À terme, Chango veut faire de son club un club d’indigènes, envisage de développer des structures d’accueil pour révéler de nouveaux talents locaux. Mi-2013, le club ouvre un camp de football d’été. Alors qu’il se fixe 300 inscriptions, ils seront près de 600 enfants à se présenter, forçant les dirigeants à refuser de nouveaux inscrits par manque de place sur le terrain. En 2015, Mellinton Medina, alors directeur de l’école de football rappelait le véritable rôle du club auprès de la communauté : « Notre objectif est de travailler pour un futur à grande échelle avec l’intention qu’il y ait plus tard nos propres joueurs issus de la province et du secteur rural. Si le club est un club indigène, nous devons avoir des joueurs indigènes. Notre projet consiste à travailler avec des gens issus de notre province, des gens oubliés, avec peu de moyens. On peut ainsi s’appuyer sur une institution qui se préoccupe du secteur rural. Nous leur apprenons tout. Si nous travaillons avec des enfants qui arrivent à l’âge de six ans, à douze ans, ils ont appris bien plus qu’un enfant passé quelques mois par l’école ». Car Mushuc Runa entend aussi former intellectuellement des enfants qui n’avaient pas accès à cela auparavant. Utiliser le football et un projet sportif pour changer les mentalités, pour offrir aux indigènes d’autres métiers, d’autres ambitions, tel est le véritable projet de l’institution et en fait sa fierté.

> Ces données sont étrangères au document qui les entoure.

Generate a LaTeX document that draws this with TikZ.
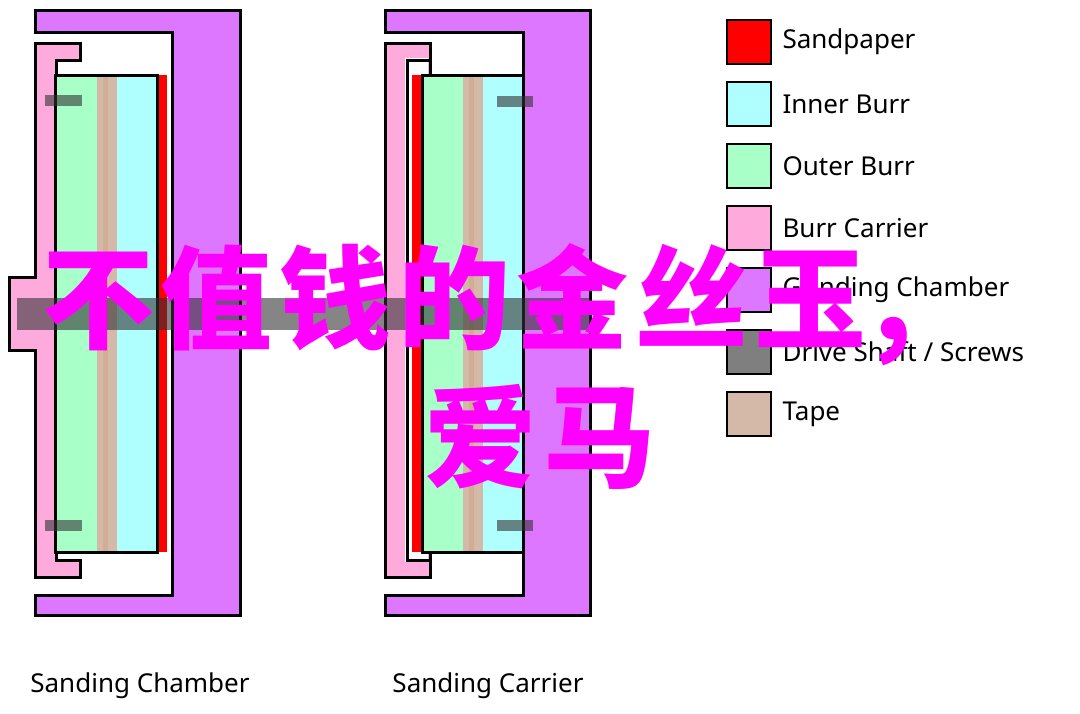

Le football est une façon de dire que nous existons, que nous, indigènes, sommes grands et pouvons faire de grandes choses.
La fierté locale
C’est justement cette fierté à exister au grand jour qui unit les peuples indigènes derrière le projet Mushuc Runa. Interrogé par la BBC, un fan du club déclarait « Mushuc Runa représente notre culture et c’est pour cela que nous les encourageons ». Dans le petit stade de Bellavista, où évolue parfois le club, une vingtaine de supporters vêtus de ponchos rouge à bande bleu animent les tribunes. La Barra de Ponchito est encore réduite en nombre mais suit le club à travers le pays. Dans les tribunes, des locaux qui ne sont pas forcément amateurs de football. Tous sont là pour soutenir un projet, une idée, celle de redonner sa fierté au peuple indigène. Cette conscience d’écrire autre chose qu’une histoire de football touche les joueurs. Victor Macias, milieu offensif déclarait « Non seulement à l’échelle nationale mais aussi internationale, Mushuc Runa est connu pour être une équipe indigène. C’est une fierté de faire partie de cette histoire ». Une histoire qui ne cesse de s'écrire. En novembre dernier, le club inaugure son nouveau stade, l’Estadio Echa Leche. Posé à 3 200 mètres d’altitude, l’enceinte est financée par le club, au prix parfois de luttes pour acquérir certains terrains. « Il a été financé par l’apport des 200 socios fondateurs et divers partenaires. La première phase a coûté deux millions de dollars (US) et nous espérons réaliser les trois étapes dans les dix ans. Mushuc Runa a construit son propre stade de ses efforts et n’a pu compter sur aucune aide ni du maire, ni du président de la république. Nous avons toqué aux portes, mais elles se sont fermées », rappelle ainsi Luis Alfonso Chango. Le nouveau stade peut accueillir près de 5 000 spectateurs, le projet est désormais de porter la capacité à près de 14 000 lors de la deuxième phase des travaux qui se poursuit jusqu’à mars prochain. Il est situé au cœur de la communauté pour s’inscrire dans cette politique sociale : « Mushuc Runa ouvre la voie pour relancer l'économie des populations rurales et autochtones du sud-ouest d'Ambato. Nous voulons que les voisins installent des restaurants, des hôtels et des lieux de vente d’artisanat aux abords du stade ».
L'histoire s'écrit aussi sur le terrain. Relégué en Serie B en 2016, le club n'attend que deux ans pour faire de nouveau parler de lui. Champion de Serie B en 2018, avec la meilleure attaque et la meilleure défense du championnat, Mushuc Runa est aujourd’hui de retour en Serie A. Mieux, l’équipe phare a fait coup double. En 2017, la fédération équatorienne décide de donner un coup de boost à sa Serie B. Il est alors décidé que le champion disputera un match de barrage face à l'équipe classée huitième de Serie A avec un enjeu fou : une qualification pour la Copa Sudamericana. Si Técnico Universitario a échoué l'an passé, battu par la LDU, Mushuc Runa a réussi cet exploit. Opposé à Aucas, le Ponchito s'est imposé dans son Echa Leche (1-0) avant d'aller décrocher un résultat nul 2-2 à Quito. Le petit club des indigènes va donc découvrir une compétition continentale pour la première fois de son histoire. Une compétition qui donnera à son peuple une vitrine médiatique en dehors du pays. Pour que le sommet des Andes soit enfin dignement représenté.